El Perú se venía desangrando desde los 80, cuando Sendero Luminoso pretendió tomar el poder sobre la base de una violencia insana que dejó muerte y dolor en un país marcado por una profunda desigualdad social que se arrastra hasta nuestros días, pero este desangramiento tomó visos de tragedia cuando el terror llegó a la zona más elitista de Lima, aquella que solo sufría apagones muy de vez en cuando y se fastidiaba por los toques de queda, el centro del turismo y el comercio, en donde la clase alta limeña solía pasear e imaginarse lejos de la violencia desencadenada en otras zonas del Perú, marginales, periféricas, empobrecidas, mestizas, quechuahablantes, amazónicas, en donde peruanos y peruanas morían todos los días bajo la sombra y el olvido constante, en un círculo de deshumanización que no tenía cuándo acabar, hasta que ese terror tocó el núcleo del poder económico.
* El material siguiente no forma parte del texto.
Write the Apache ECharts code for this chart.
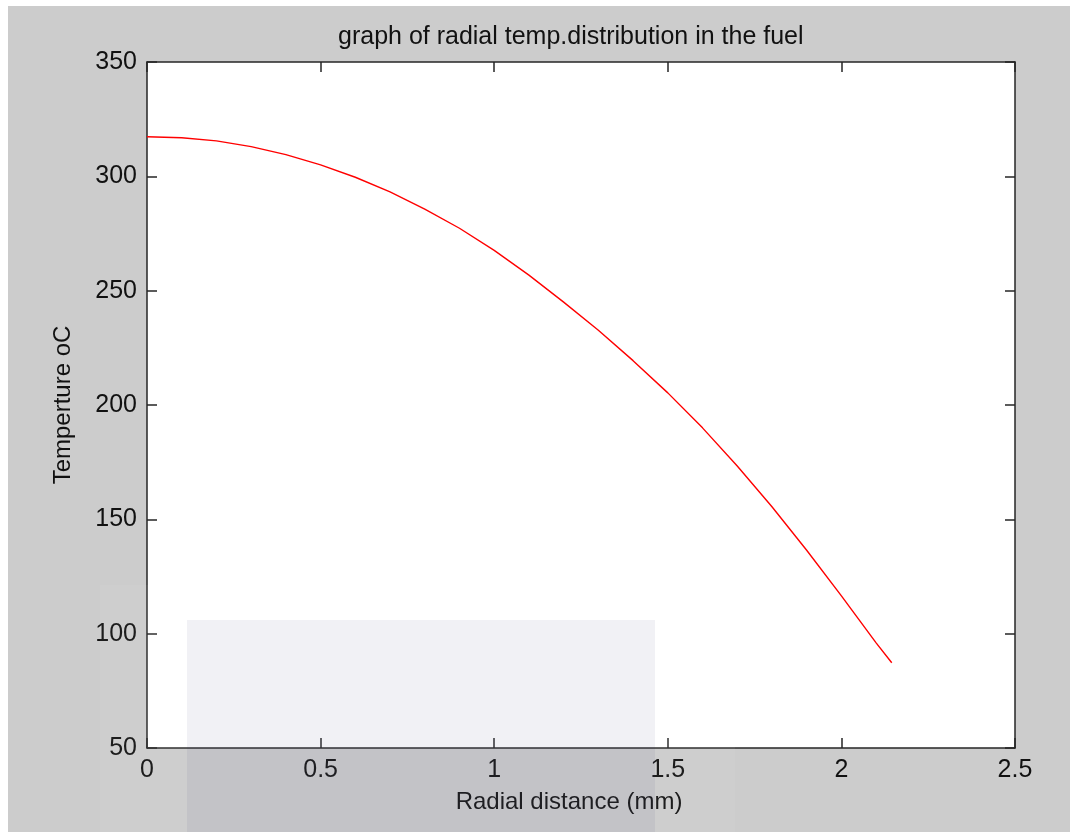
<!DOCTYPE html>
<html>
<head>
<meta charset="utf-8">
<script src="https://cdn.jsdelivr.net/npm/echarts@6/dist/echarts.min.js"></script>
<style>
  html, body { margin: 0; padding: 0; background: #ffffff; }
  #chart { position: absolute; left: 8px; top: 6px; width: 1062px; height: 826px; }
</style>
</head>
<body>
<div id="chart"></div>
<script>
// Data
const radius = [0, 0.1, 0.2, 0.3, 0.4, 0.5, 0.6, 0.7, 0.8, 0.9, 1.0, 1.1, 1.2, 1.3, 1.4, 1.5, 1.6, 1.7, 1.8, 1.9, 2.0, 2.1, 2.145];
const temperature = [317.3, 316.9, 315.5, 313.0, 309.5, 305.0, 299.6, 293.2, 285.7, 277.3, 267.6, 256.8, 245.0, 232.7, 219.4, 205.3, 190.0, 173.3, 155.5, 136.5, 116.5, 96.0, 87.3];
const xTicks = [0, 0.5, 1, 1.5, 2, 2.5];
const yTicks = [50, 100, 150, 200, 250, 300, 350];
const titleText = 'graph of radial temp.distribution in the fuel';
const xName = 'Radial distance (mm)';
const yName = 'Temperture oC';

const FONT = '"Liberation Sans", Arial, sans-serif';
const TXT = '#111111';
const AX = '#262626';

const points = radius.map((r, i) => [r, temperature[i]]);

const chart = echarts.init(document.getElementById('chart'), null, { renderer: 'canvas' });

const xBase = {
  type: 'value', min: xTicks[0], max: xTicks[xTicks.length - 1], interval: 0.5,
  splitLine: { show: false },
  axisLine: { show: true, onZero: false, lineStyle: { color: AX, width: 1.5 } },
  axisTick: { show: true, inside: true, length: 10, lineStyle: { color: AX, width: 1.5 } }
};
const yBase = {
  type: 'value', min: yTicks[0], max: yTicks[yTicks.length - 1], interval: 50,
  splitLine: { show: false },
  axisLine: { show: true, onZero: false, lineStyle: { color: AX, width: 1.5 } },
  axisTick: { show: true, inside: true, length: 10, lineStyle: { color: AX, width: 1.5 } }
};

chart.setOption({
  backgroundColor: '#cccccc',
  animation: false,
  title: {
    text: titleText,
    left: 325, top: 14,
    textStyle: { fontFamily: FONT, fontSize: 25, fontWeight: 'normal', color: TXT }
  },
  grid: {
    left: 139, top: 56, width: 868, height: 686,
    show: true, backgroundColor: '#ffffff', borderWidth: 0
  },
  xAxis: [
    Object.assign({}, xBase, {
      position: 'bottom',
      name: xName, nameLocation: 'middle', nameGap: 42,
      nameTextStyle: { fontFamily: FONT, fontSize: 24, color: TXT, padding: [0, 24, 0, 0] },
      axisLabel: {
        show: true, margin: 10, fontFamily: FONT, fontSize: 25, color: TXT,
        formatter: v => String(v)
      }
    }),
    Object.assign({}, xBase, { position: 'top', axisLabel: { show: false } })
  ],
  yAxis: [
    Object.assign({}, yBase, {
      position: 'left',
      name: yName, nameLocation: 'middle', nameGap: 72,
      nameTextStyle: { fontFamily: FONT, fontSize: 24, color: TXT },
      axisLabel: { show: true, margin: 10, fontFamily: FONT, fontSize: 25, color: TXT }
    }),
    Object.assign({}, yBase, { position: 'right', axisLabel: { show: false } })
  ],
  series: [{
    type: 'line',
    data: points,
    xAxisIndex: 0, yAxisIndex: 0,
    showSymbol: false, symbol: 'none',
    smooth: false,
    lineStyle: { color: '#ff0000', width: 1.4 },
    z: 3
  }],
  graphic: [
    { type: 'rect', z: 100, silent: true,
      shape: { x: 92, y: 579, width: 635, height: 247 },
      style: { fill: 'rgba(255,255,255,0.05)' } },
    { type: 'rect', z: 101, silent: true,
      shape: { x: 179, y: 614, width: 468, height: 212 },
      style: { fill: 'rgba(60,60,110,0.07)' } }
  ]
});
</script>
</body>
</html>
El 16 de julio de 1992, Miraflores vivió lo que ya vivían Villa El Salvador, Comas, Cercado, Huaycán, Chosica y otros distritos de Lima con los cerca de 40 coches bombas que explotaron ese año. Antes, la idea de la violencia estaba asociada a las zonas populosas o a la Sierra, porque “ahí nacían y morían los terroristas”, la élite nunca se imaginó que tocarían a sus puertas con 500 kilogramos de dinamita que reventarían sus sueños de opio, su apartheid natural, su paz y tranquilidad en un país que se desangraba por decenas, por cientos, por miles, todos los días frente a sus ojos.

Solo así una sociedad partida que no se veía como igual pudo unirse siquiera por unos días para mostrar su repudio a la salvaje forma de actuar de Sendero Luminoso. Luego, nuevamente el olvido para los que morían en Ayacucho, para las mujeres violadas en Huancavelica, para los niños asháninkas raptados y obligados a matar, para los miles de detenidos inocentes en las carceletas del Estado, muchos de los cuales siguen esperando una justicia que probablemente no llegue.

El Perú no ha dejado de ser un país racista, que selecciona por quién llorar y por quién no, a quién hacerle duelo y a quién enterrar en la fosa del olvido sin nombre ni dirección, qué vidas merecían ser vividas y a quiénes se les podía justificar sus muertes. Un país quebrantado que aún no logra su reconciliación.